Sólo los financieros pueden salir ganando en este juego. Y si pierden, pues, bueno, consiguen de los gobiernos serviles más fichas para otro juego.
¿Punto muerto?
¿En qué acabara todo?
Debería acabar en algo así como una revolución democrática: una completa puesta a punto de la política económica. Pero hay razones muy poderosas para que esto no suceda.
Para empezar, no hay dirección política en Francia dispuesta y capacitada para dirigir un movimiento verdaderamente radical. Mélenchon es el que más se acerca, pero su partido es nuevo y su base aún es reducida. La izquierda radical se ve maniatada por su sectarismo crónico. Y hay una gran confusión entre la gente que se rebela sin programas ni líderes claros.
Los dirigentes sindicales son bien conscientes de que los empleados pierden un día de salario cada vez que van a la huelga, y lo cierto es que andan siempre inquietos tratando de encontrar modos de terminar una huelga. Los estudiantes son los únicos que no sufren esa limitación. Los sindicalistas y los dirigentes del Partido Socialista no piden nada más drástico que la apertura de negociaciones con el gobierno sobre los detalles de la reforma. Si Sarkozy no fuera tan tozudo, es una concesión que podría hacer el gobierno y que podría devolver la tranquilidad sin cambiar tantísimo.
Sería necesaria la milagrosa aparición de nuevos dirigentes para llevar adelante el movimiento.
Pero aunque esto sucediera, hay un obstáculo aún más formidable para un cambio básico: la Unión Europea. La UE, edificada sobre los sueños populares de una pacífica y próspera Europa unida, se ha convertido en un mecanismo de control social y económico en nombre del capital y especialmente del capital financiero. Además, está ligada a una poderosa alianza militar, la OTAN.

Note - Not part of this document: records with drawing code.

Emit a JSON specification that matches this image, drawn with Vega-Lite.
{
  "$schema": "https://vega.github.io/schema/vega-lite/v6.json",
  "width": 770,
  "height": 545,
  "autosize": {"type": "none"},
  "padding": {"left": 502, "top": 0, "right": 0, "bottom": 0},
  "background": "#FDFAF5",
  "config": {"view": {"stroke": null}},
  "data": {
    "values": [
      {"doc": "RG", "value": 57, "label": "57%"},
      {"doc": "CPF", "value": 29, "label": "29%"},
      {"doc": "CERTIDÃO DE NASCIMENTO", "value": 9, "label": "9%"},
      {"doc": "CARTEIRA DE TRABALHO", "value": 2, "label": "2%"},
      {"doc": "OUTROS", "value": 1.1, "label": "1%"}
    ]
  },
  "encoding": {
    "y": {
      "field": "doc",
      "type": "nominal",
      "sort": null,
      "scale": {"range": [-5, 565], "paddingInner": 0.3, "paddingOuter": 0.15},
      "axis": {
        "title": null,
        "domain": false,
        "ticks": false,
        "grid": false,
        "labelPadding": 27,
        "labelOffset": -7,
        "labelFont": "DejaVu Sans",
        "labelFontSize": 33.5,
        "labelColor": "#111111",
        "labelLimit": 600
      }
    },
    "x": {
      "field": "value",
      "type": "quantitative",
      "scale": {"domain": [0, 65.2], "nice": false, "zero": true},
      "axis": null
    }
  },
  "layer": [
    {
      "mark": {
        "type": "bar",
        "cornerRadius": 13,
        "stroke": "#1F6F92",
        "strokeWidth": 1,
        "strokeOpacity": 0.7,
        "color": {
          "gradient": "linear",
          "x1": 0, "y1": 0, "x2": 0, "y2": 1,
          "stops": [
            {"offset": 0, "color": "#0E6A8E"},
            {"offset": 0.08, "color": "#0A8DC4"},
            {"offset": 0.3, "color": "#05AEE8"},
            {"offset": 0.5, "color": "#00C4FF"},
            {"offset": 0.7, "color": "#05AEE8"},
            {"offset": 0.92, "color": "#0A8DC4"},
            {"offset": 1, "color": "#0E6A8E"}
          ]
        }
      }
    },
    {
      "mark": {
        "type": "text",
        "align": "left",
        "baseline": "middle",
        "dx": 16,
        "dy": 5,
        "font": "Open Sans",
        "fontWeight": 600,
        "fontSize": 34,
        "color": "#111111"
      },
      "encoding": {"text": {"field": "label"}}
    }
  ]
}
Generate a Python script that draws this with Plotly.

Abandonada a sus propios medios, Francia podría experimentar con un sistema económico más socialmente justo. Pero la UE está ahí precisamente para impedir esos experimentos.
Actitudes anglosajonas
El 19 de octubre, el canal de la televisión internacional francesa France 24 programó un debate sobre las huelgas entre cuatro observadores no franceses. Una mujer portuguesa y un hombre de la India parecían tratar de comprender, con moderado éxito, lo que está sucediendo. Por contraposición, los dos anglo-norteamericanos (el corresponsal en París de la revista Time y Stephen Clarke, autor de 1000 Years of Annoying the French) se divirtieron demostrando su autosatisfecha incapacidad para entender el país sobre el que se ganan la vida escribiendo.
Su rauda y feliz explicación: «Los franceses están siempre de huelga por diversión, porque lo disfrutan».
Un poco más tarde, el moderador mostró una breve entrevista con un estudiante de instituto que ofrecía comentarios serios sobre la cuestión de las pensiones. ¿Hizo esto vacilar a los anglosajones?
La respuesta fue instantánea. ¡Qué triste ver a un joven de dieciocho años pensando en las pensiones cuando debería estar pensando en chicas!
De modo que ya sea por divertirse, ya sea en lugar de divertirse, los franceses resultan absurdos para los anglo-norteamericanos acostumbrados a decirle a todo el mundo lo que ha de hacer.